Across the county some pastors are calling for a split in the United Methodist Church over gay marriage
Across the county some pastors are calling for a split in the United Methodist Church over gay marriage. But the Holston Annual Conference made a statement of unity opposing a split in the church. Emily Stroud and Brian Holt
(WBIR-Knoxville) Same sex marriage is now legal in 19 states but many churches reject gay marriage on moral grounds.
Last month, some pastors across the country called for a split in the United Methodist Church over the issue.
A regional meeting of United Methodist Church leaders just wrapped up with about 900 churches represented. That includes the churches here in East Tennessee. The Holston Annual Conference made a statement of unity opposing a split in the church.
"We affirmed our unity in Jesus Christ. And though we may differ on a lot of different subjects we won't let those differences divide us," Rev. Nathan Malone said.
Reverend Nathan Malone is the Knoxville District Superintendent.
"When we are at our best in the United Methodist Church and really as Christians everywhere we don't let our differences divide us. We're willing to talk but we're willing to stay together even as we have difference on whatever issues," he said.

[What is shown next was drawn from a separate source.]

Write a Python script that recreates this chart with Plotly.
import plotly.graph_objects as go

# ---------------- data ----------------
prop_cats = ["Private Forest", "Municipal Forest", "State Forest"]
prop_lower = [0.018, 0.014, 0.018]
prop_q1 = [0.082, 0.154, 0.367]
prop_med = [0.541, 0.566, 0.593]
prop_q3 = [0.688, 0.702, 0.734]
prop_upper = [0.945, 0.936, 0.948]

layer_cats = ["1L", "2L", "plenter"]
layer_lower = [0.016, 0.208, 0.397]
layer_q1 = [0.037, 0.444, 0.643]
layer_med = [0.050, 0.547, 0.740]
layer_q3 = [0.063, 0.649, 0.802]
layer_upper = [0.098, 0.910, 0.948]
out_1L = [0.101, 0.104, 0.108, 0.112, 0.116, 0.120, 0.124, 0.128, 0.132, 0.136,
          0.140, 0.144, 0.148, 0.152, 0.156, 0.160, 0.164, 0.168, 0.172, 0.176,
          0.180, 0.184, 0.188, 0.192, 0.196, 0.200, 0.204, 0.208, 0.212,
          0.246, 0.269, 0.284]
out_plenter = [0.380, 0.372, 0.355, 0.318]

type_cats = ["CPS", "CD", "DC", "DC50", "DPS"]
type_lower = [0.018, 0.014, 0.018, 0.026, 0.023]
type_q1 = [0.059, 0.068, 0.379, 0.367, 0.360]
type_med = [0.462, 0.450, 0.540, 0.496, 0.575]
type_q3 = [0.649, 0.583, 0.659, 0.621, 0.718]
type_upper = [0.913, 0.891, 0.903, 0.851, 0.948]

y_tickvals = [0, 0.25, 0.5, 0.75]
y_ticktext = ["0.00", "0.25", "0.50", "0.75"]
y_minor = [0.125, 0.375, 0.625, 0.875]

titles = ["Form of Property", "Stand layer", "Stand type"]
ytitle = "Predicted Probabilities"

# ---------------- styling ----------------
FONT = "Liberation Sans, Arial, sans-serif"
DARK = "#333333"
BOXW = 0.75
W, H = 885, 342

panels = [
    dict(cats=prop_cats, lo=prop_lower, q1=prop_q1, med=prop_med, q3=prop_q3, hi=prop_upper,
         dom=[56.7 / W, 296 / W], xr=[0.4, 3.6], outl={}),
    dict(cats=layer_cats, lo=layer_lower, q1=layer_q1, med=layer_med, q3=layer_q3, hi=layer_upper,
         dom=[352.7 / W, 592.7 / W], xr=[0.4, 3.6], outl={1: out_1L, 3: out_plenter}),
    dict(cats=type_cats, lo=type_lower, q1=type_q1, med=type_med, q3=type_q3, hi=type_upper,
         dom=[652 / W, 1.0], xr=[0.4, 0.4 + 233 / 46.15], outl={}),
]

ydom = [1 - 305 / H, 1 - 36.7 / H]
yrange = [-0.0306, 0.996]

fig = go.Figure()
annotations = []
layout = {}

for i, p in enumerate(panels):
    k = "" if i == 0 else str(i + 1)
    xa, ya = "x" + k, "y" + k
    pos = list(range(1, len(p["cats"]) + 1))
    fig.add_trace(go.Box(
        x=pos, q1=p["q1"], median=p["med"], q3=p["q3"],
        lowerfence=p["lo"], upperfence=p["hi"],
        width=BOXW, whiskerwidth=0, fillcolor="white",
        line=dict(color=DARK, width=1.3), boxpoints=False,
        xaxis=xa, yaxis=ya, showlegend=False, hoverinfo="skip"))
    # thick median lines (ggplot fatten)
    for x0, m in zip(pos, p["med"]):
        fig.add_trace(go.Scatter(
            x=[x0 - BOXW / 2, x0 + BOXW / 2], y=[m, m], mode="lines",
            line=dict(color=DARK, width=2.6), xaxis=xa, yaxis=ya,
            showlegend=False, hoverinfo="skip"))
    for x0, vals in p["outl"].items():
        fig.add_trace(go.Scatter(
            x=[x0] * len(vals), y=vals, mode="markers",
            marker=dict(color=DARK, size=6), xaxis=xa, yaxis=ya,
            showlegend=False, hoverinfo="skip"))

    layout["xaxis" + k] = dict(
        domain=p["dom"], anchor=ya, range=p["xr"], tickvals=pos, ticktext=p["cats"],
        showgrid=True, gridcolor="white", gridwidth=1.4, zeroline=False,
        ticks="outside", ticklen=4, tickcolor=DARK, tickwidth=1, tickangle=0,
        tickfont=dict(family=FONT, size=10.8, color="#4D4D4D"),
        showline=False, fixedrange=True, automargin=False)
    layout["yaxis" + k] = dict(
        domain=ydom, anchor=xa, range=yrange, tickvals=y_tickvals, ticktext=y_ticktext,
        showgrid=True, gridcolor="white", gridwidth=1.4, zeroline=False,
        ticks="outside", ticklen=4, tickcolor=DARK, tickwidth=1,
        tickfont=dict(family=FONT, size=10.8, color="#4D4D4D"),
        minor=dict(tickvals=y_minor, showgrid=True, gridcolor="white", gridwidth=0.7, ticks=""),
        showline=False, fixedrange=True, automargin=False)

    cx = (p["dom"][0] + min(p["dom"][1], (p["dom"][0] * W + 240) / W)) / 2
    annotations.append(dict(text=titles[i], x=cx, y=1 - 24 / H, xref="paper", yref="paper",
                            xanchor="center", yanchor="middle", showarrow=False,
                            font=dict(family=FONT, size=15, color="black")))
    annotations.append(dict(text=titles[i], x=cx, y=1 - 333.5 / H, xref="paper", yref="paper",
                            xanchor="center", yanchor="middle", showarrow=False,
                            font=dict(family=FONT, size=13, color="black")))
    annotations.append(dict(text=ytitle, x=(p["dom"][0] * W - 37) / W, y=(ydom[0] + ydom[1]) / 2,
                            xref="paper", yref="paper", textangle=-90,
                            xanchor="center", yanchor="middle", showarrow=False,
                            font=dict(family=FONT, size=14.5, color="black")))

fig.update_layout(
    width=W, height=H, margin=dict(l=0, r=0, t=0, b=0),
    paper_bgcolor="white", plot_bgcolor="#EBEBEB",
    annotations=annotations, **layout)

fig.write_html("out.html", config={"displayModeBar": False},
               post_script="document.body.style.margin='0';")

The Book Of Discipline outlines the church's beliefs. It says the practice of homosexuality is incompatible with Christian teaching and it does not allow ministers to conduct same sex unions.
"And yet we also affirm that every person is of sacred worth and therefore to be loved and to be accepted and so we try to focus there," he said. "This is just one issue among many at which conversations are happening on a local church level as well as a national level all the time."

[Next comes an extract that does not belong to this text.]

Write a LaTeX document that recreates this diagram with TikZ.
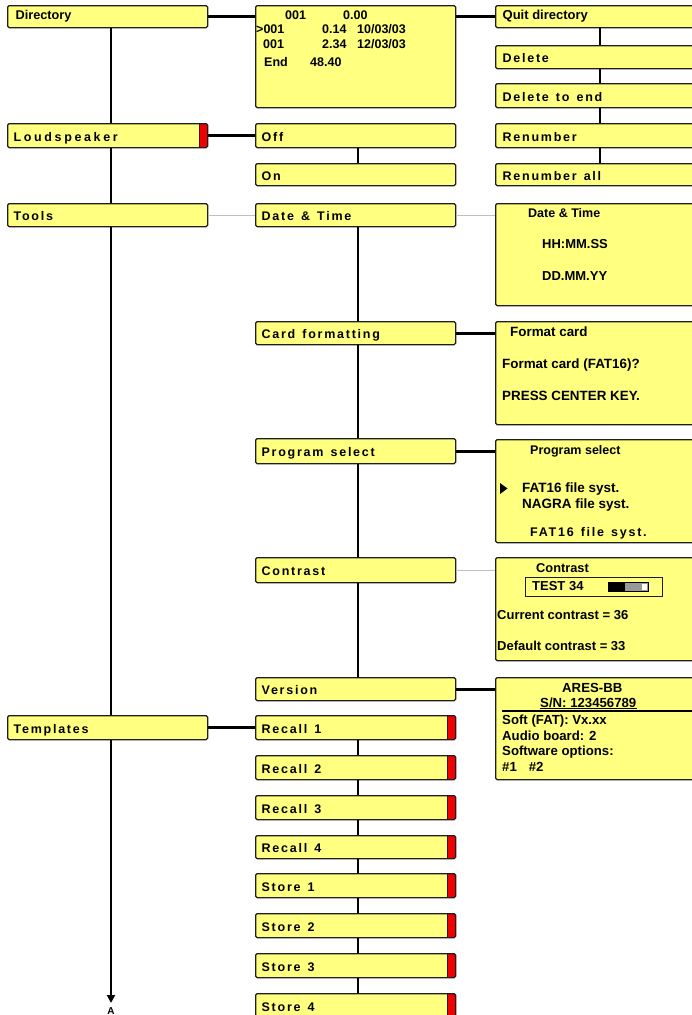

Reverend Malone says Methodists are open to conversation with those who don't agree.
"We have differences among us and that's a good thing. The key is that we not let our difference divide us."
The United Methodist General Conference is the only entity that speaks for the entire church and it meets only every four years. So 2016 is the earliest the church could officially affirm or change its stand.
The United Methodist Church is the third largest Christian denomination in the U.S. Only the Catholic and Baptist churches claim more members.